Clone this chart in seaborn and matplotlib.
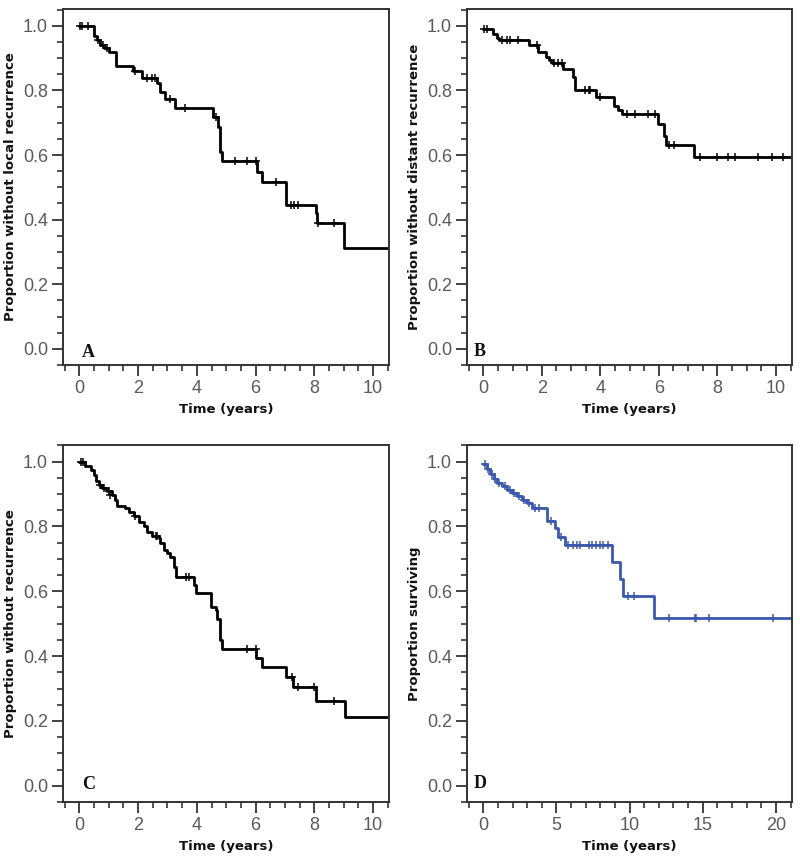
import numpy as np
import pandas as pd
import matplotlib
matplotlib.use('Agg')
import matplotlib.pyplot as plt
import seaborn as sns
from matplotlib.ticker import MultipleLocator, FormatStrFormatter

# Kaplan-Meier step data: (time of drop, level after drop)
A_time = [0, 0.51, 0.6, 0.7, 0.85, 1.0, 1.26, 1.84, 2.14, 2.65, 2.75, 2.9, 3.24, 4.55, 4.72,
          4.78, 4.85, 6.04, 6.23, 7.03, 8.05, 8.1, 9.02, 10.55]
A_surv = [1.0, 0.97, 0.955, 0.94, 0.93, 0.92, 0.877, 0.861, 0.838, 0.823, 0.795, 0.773, 0.745,
          0.719, 0.688, 0.608, 0.58, 0.546, 0.515, 0.446, 0.42, 0.391, 0.312, 0.312]
A_cens_t = [0.03, 0.1, 0.3, 0.65, 0.8, 0.95, 1.89, 2.31, 2.48, 2.59, 3.1, 3.6, 4.65, 5.29, 5.72,
            6.0, 6.69, 7.2, 7.3, 7.44, 8.12, 8.67]
A_cens_s = [1.0, 1.0, 1.0, 0.955, 0.94, 0.93, 0.861, 0.838, 0.838, 0.838, 0.773, 0.745, 0.719,
            0.58, 0.58, 0.58, 0.515, 0.446, 0.446, 0.446, 0.391, 0.391]

B_time = [0, 0.33, 0.47, 0.55, 1.55, 1.87, 2.14, 2.25, 2.34, 2.74, 3.08, 3.14, 3.86, 4.48, 4.62,
          4.73, 5.98, 6.19, 6.25, 7.21, 10.55]
B_surv = [0.99, 0.974, 0.962, 0.955, 0.941, 0.92, 0.905, 0.895, 0.884, 0.866, 0.843, 0.802,
          0.779, 0.752, 0.74, 0.727, 0.697, 0.66, 0.632, 0.595, 0.595]
B_cens_t = [0.01, 0.13, 0.64, 0.81, 0.92, 1.17, 1.83, 2.42, 2.57, 2.69, 3.48, 3.6, 3.65, 3.99,
            4.9, 5.19, 5.64, 5.87, 6.36, 6.52, 7.41, 7.97, 8.37, 8.6, 9.4, 9.85, 10.25]
B_cens_s = [0.99, 0.99, 0.955, 0.955, 0.955, 0.955, 0.941, 0.884, 0.884, 0.884, 0.802, 0.802,
            0.802, 0.779, 0.727, 0.727, 0.727, 0.727, 0.632, 0.632, 0.595, 0.595, 0.595, 0.595,
            0.595, 0.595, 0.595]

C_time = [0, 0.2, 0.38, 0.49, 0.55, 0.66, 0.77, 0.94, 1.11, 1.23, 1.29, 1.57, 1.68, 1.85, 2.02,
          2.19, 2.31, 2.48, 2.71, 2.76, 2.88, 2.99, 3.1, 3.22, 3.28, 3.9, 3.96, 4.49, 4.64, 4.7,
          4.78, 4.84, 6.0, 6.23, 7.03, 7.29, 8.05, 9.04, 10.55]
C_surv = [1.0, 0.985, 0.975, 0.96, 0.939, 0.929, 0.918, 0.908, 0.898, 0.882, 0.862, 0.857,
          0.846, 0.831, 0.815, 0.8, 0.784, 0.771, 0.764, 0.748, 0.728, 0.717, 0.707, 0.676,
          0.645, 0.619, 0.595, 0.552, 0.542, 0.516, 0.449, 0.421, 0.395, 0.366, 0.337, 0.304,
          0.263, 0.211, 0.211]
C_cens_t = [0.05, 0.12, 0.7, 0.85, 1.0, 1.05, 1.9, 2.6, 2.65, 3.62, 3.73, 5.72, 6.0, 7.24, 7.43,
            8.0, 8.67]
C_cens_s = [1.0, 1.0, 0.929, 0.918, 0.908, 0.898, 0.831, 0.771, 0.771, 0.645, 0.645, 0.421,
            0.421, 0.337, 0.304, 0.304, 0.263]

D_time = [0, 0.25, 0.48, 0.7, 0.93, 1.28, 1.62, 1.96, 2.3, 2.64, 2.98, 3.32, 4.35, 4.91, 5.14,
          5.6, 8.83, 9.35, 9.53, 11.67, 21.1]
D_surv = [0.992, 0.976, 0.961, 0.945, 0.935, 0.924, 0.914, 0.904, 0.893, 0.883, 0.873, 0.857,
          0.816, 0.795, 0.769, 0.743, 0.689, 0.637, 0.585, 0.519, 0.519]
D_cens_t = [0.1, 0.35, 0.6, 0.8, 1.1, 1.45, 1.8, 2.1, 2.45, 2.8, 3.1, 3.5, 3.8, 4.6, 5.3, 5.8,
            6.1, 6.4, 6.6, 7.2, 7.45, 7.7, 7.95, 8.15, 8.5, 9.9, 10.3, 12.7, 14.45, 14.55, 15.4,
            19.8]
D_cens_s = [0.992, 0.976, 0.961, 0.945, 0.935, 0.924, 0.914, 0.904, 0.893, 0.883, 0.873, 0.857,
            0.857, 0.816, 0.769, 0.743, 0.743, 0.743, 0.743, 0.743, 0.743, 0.743, 0.743, 0.743,
            0.743, 0.585, 0.585, 0.519, 0.519, 0.519, 0.519, 0.519]

ylabels = ['Proportion without local recurrence', 'Proportion without distant recurrence',
           'Proportion without recurrence', 'Proportion surviving']
letters = ['A', 'B', 'C', 'D']

sns.set_style('ticks')
# tick labels in Arial-like font, axis labels set explicitly below
plt.rcParams['font.family'] = ['Liberation Sans', 'DejaVu Sans']

fig = plt.figure(figsize=(8, 8.67), dpi=100)
positions = [[0.079, 0.579, 0.4075, 0.4106], [0.584, 0.579, 0.406, 0.4106],
             [0.079, 0.075, 0.4075, 0.412], [0.584, 0.075, 0.406, 0.412]]
panels = [(A_time, A_surv, A_cens_t, A_cens_s), (B_time, B_surv, B_cens_t, B_cens_s),
          (C_time, C_surv, C_cens_t, C_cens_s), (D_time, D_surv, D_cens_t, D_cens_s)]
letter_pos = [(0.077, 0.034), (0.037, 0.037), (0.077, 0.05), (0.04, 0.053)]
colors = ['black', 'black', 'black', '#3B58AE']

for i in range(4):
    ax = fig.add_axes(positions[i])
    t, s, ct, cs = panels[i]
    df = pd.DataFrame({'t': t, 's': s})
    sns.lineplot(data=df, x='t', y='s', drawstyle='steps-post', estimator=None, sort=False,
                 color=colors[i], linewidth=2.0, ax=ax)
    cdf = pd.DataFrame({'t': ct, 's': cs})
    sns.scatterplot(data=cdf, x='t', y='s', marker='+', s=28, color=colors[i],
                    linewidth=1.1, ax=ax, zorder=3)
    if i == 3:
        ax.set_xlim(-1.1, 21.1)
        ax.xaxis.set_major_locator(MultipleLocator(5))
        ax.xaxis.set_minor_locator(MultipleLocator(1))
    else:
        ax.set_xlim(-0.55, 10.55)
        ax.xaxis.set_major_locator(MultipleLocator(2))
        ax.xaxis.set_minor_locator(MultipleLocator(0.5))
    ax.set_ylim(-0.05, 1.052)
    ax.yaxis.set_major_locator(MultipleLocator(0.2))
    ax.yaxis.set_minor_locator(MultipleLocator(0.05))
    ax.yaxis.set_major_formatter(FormatStrFormatter('%.1f'))
    for sp in ax.spines.values():
        sp.set_visible(True)
        sp.set_linewidth(1.4)
        sp.set_color('#333333')
    ax.tick_params(which='major', direction='out', length=8, width=1.3, color='#333333',
                   labelcolor='#5a5a5a', labelsize=13, pad=3)
    ax.tick_params(which='minor', direction='out', length=4.5, width=1.2, color='#333333')
    ax.set_xlabel('Time (years)', fontsize=9.5, fontweight='bold', color='#111111',
                  labelpad=4, family='DejaVu Sans')
    ax.set_ylabel(ylabels[i], fontsize=9.5, fontweight='bold', color='#111111',
                  labelpad=4, family='DejaVu Sans')
    ax.text(letter_pos[i][0], letter_pos[i][1], letters[i], transform=ax.transAxes,
            ha='center', va='center', fontsize=13, fontweight='bold',
            family='Liberation Serif', color='#111111')

fig.savefig('out.png', dpi=100)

• WHAT IS NEEDED
Every line from the top of the material above through the line with "from matplotlib.ticker import" should be duplicated exactly, please; leave out the pictures.

• WRITTEN ANSWER
Clone this chart in seaborn and matplotlib.
import numpy as np
import pandas as pd
import matplotlib
matplotlib.use('Agg')
import matplotlib.pyplot as plt
import seaborn as sns
from matplotlib.ticker import MultipleLocator, FormatStrFormatter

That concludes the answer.